While this is hardly action cinema, it is all extremely watchable if this sort of behind-the-robes story is your cup of sacramental wine. There are also some undeniably remarkable performances going on. Unfortunately, the film takes a dead stop with a lengthy and tedious flashback.
When Bergoglio demurs the offer, he confesses his sin; in Argentina during the 1970s, fascist governments took power, and the Cardinal was perhaps too cozy with them. The film suggests that he merely "did what he had to do" to save lives, but it blazes by at supersonic speed, perplexing anyone who isn't too schooled in this corner of world history. (Allow me to sheepishly raise my hand and call myself out here.) A volley of confessions between the two men continues, with Bergoglio discussing his time making amends for his politics, and Benedict admitting he did not do enough (or anything, really) dealing with the Catholic sex abuse crisis.
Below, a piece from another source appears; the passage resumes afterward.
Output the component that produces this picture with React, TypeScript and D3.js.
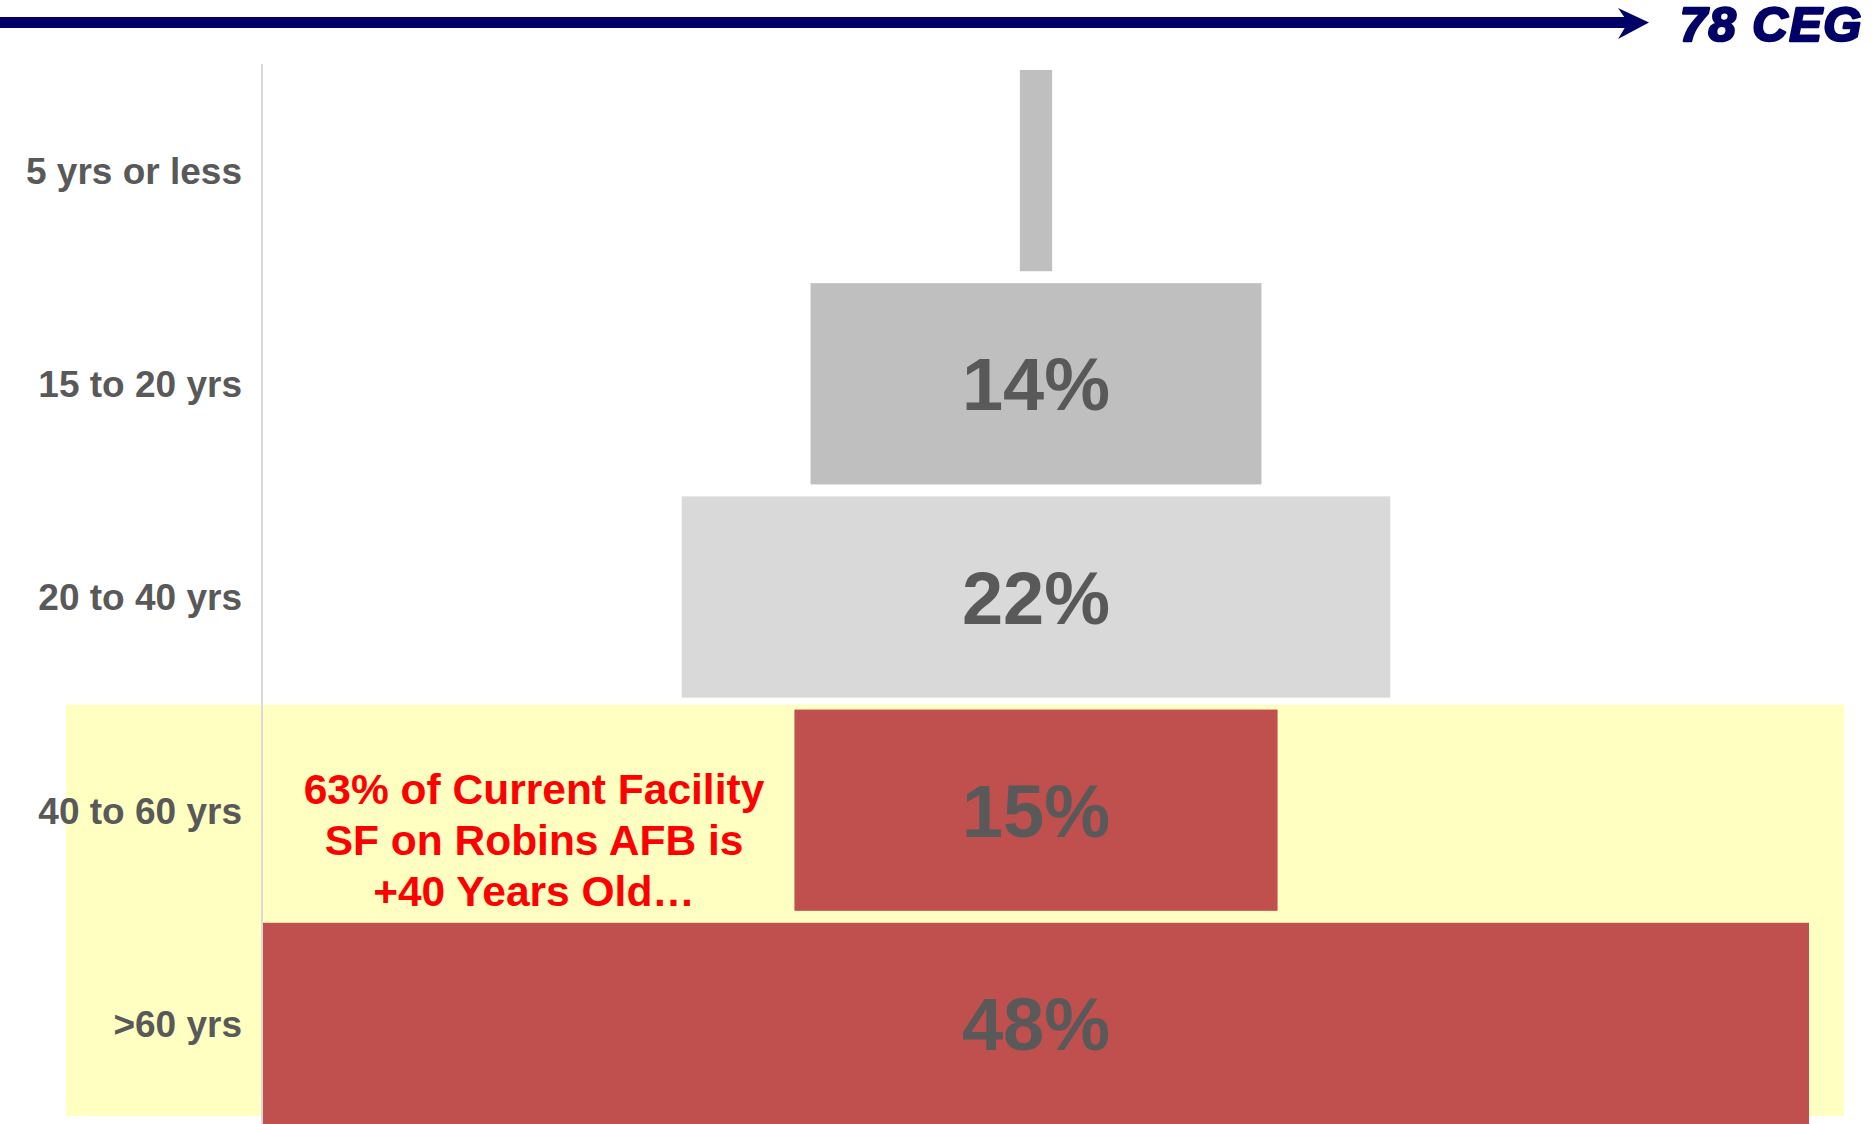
import React, { useEffect, useRef } from 'react';
import * as d3 from 'd3';

// Facility square footage by age
const categories = ['5 yrs or less', '15 to 20 yrs', '20 to 40 yrs', '40 to 60 yrs', '>60 yrs'];
const shares = [1, 14, 22, 15, 48];
const barColors = ['#bfbfbf', '#bfbfbf', '#d9d9d9', '#c0504d', '#c0504d'];
const noteLines = ['63% of Current Facility', 'SF on Robins AFB is', '+40 Years Old…'];
const badge = '78 CEG';

const App = () => {
  const ref = useRef<SVGSVGElement>(null);

  useEffect(() => {
    const width = 1872;
    const height = 1124;
    const left = 263;
    const right = 1809;
    const cx = (left + right) / 2;
    const font = '"Liberation Sans", Arial, sans-serif';

    const svg = d3.select(ref.current);
    svg.selectAll('*').remove();

    const y = d3
      .scaleBand<string>()
      .domain(categories)
      .range([64, 1130])
      .paddingInner(0.056)
      .paddingOuter(0.028);

    const w = d3
      .scaleLinear()
      .domain([0, d3.max(shares) as number])
      .range([0, right - left]);

    // highlight box behind the two oldest groups
    const hiTop = (y('40 to 60 yrs') as number) - 5;
    svg
      .append('rect')
      .attr('x', 66)
      .attr('y', hiTop)
      .attr('width', 1844 - 66)
      .attr('height', 1116 - hiTop)
      .attr('fill', '#ffffc2');

    // axis line
    svg
      .append('line')
      .attr('x1', 262)
      .attr('x2', 262)
      .attr('y1', 64)
      .attr('y2', height)
      .attr('stroke', '#d9d9d9')
      .attr('stroke-width', 2);

    const data = categories.map((c, i) => ({ c, v: shares[i], color: barColors[i] }));

    svg
      .append('g')
      .selectAll('rect')
      .data(data)
      .join('rect')
      .attr('x', (d) => cx - w(d.v) / 2)
      .attr('y', (d) => y(d.c) as number)
      .attr('width', (d) => w(d.v))
      .attr('height', y.bandwidth())
      .attr('fill', (d) => d.color);

    // value labels (only where they fit)
    svg
      .append('g')
      .selectAll('text')
      .data(data.filter((d) => w(d.v) > 160))
      .join('text')
      .attr('x', cx)
      .attr('y', (d) => (y(d.c) as number) + y.bandwidth() / 2)
      .attr('dy', '0.36em')
      .attr('text-anchor', 'middle')
      .attr('font-family', font)
      .attr('font-weight', 'bold')
      .attr('font-size', 74)
      .attr('fill', '#595959')
      .text((d) => `${d.v}%`);

    // category labels
    svg
      .append('g')
      .selectAll('text')
      .data(categories)
      .join('text')
      .attr('x', 242)
      .attr('y', (d) => (y(d) as number) + y.bandwidth() / 2)
      .attr('dy', '0.36em')
      .attr('text-anchor', 'end')
      .attr('font-family', font)
      .attr('font-weight', 'bold')
      .attr('font-size', 37)
      .attr('fill', '#595959')
      .text((d) => d);

    // annotation
    svg
      .append('text')
      .attr('text-anchor', 'middle')
      .attr('font-family', font)
      .attr('font-weight', 'bold')
      .attr('font-size', 42.5)
      .attr('fill', '#ff0000')
      .selectAll('tspan')
      .data(noteLines)
      .join('tspan')
      .attr('x', 534)
      .attr('y', (d, i) => 804 + i * 51)
      .text((d) => d);

    // header arrow
    svg
      .append('rect')
      .attr('x', 0)
      .attr('y', 17)
      .attr('width', 1632)
      .attr('height', 11)
      .attr('fill', '#000066');
    svg
      .append('path')
      .attr('d', 'M1618,8 L1649,22.5 L1618,39 L1628,22.5 Z')
      .attr('fill', '#000066');
    svg
      .append('text')
      .attr('x', 1863)
      .attr('y', 41)
      .attr('text-anchor', 'end')
      .attr('font-family', font)
      .attr('font-weight', 'bold')
      .attr('font-style', 'italic')
      .attr('font-size', 49)
      .attr('letter-spacing', 1.5)
      .attr('fill', '#000066')
      .attr('stroke', '#000066')
      .attr('stroke-width', 2.5)
      .attr('stroke-linejoin', 'round')
      .text(badge);

    svg.attr('width', width).attr('height', height);
  }, []);

  return (
    <svg
      ref={ref}
      width={1872}
      height={1124}
      style={{ position: 'absolute', left: 0, top: 0, background: '#fff' }}
    />
  );
};

export default App;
None of this is really resolved in the film, but director Fernando Meirelles (City of God, The Constant Gardener) and screenwriter Anthony McCarten (Bohemian Rhapsody), adapting his own play, keep their focus on "two flawed men trying to do what is right." It ends with lots of jokes (pizza! orange soda! The World Cup!) that is agreeable and fun because Hopkins and Pryce are terrific. Admittedly, if I had a more personal connection to aforementioned scandals swept under the rug, perhaps I'd be seeing red.
For a Netflix production, The Two Popes feels like maybe it was their Oscar-bet safety school. The Irishman was a gigantic production with risky special effects and Marriage Story could have been a swing-and-a-miss. This juicy yarn (it's quite similar to The Queen, but swap out the Monarchy with the Church!) is a prestige picture on intelligent themes with two classy leads and a respected international director. It is strong, but it isn't absolutely essential. There's much to admire, but should you end up giving it a skip it doesn't merit going to confession.
TV Guide Rating: 3.5/5
(A previous version of this story incorrectly had Tim Surette as the author of the review. That was Tim's bad and he's very sorry.)
The Two Popes premieres Friday, Dec. 20 on Netflix.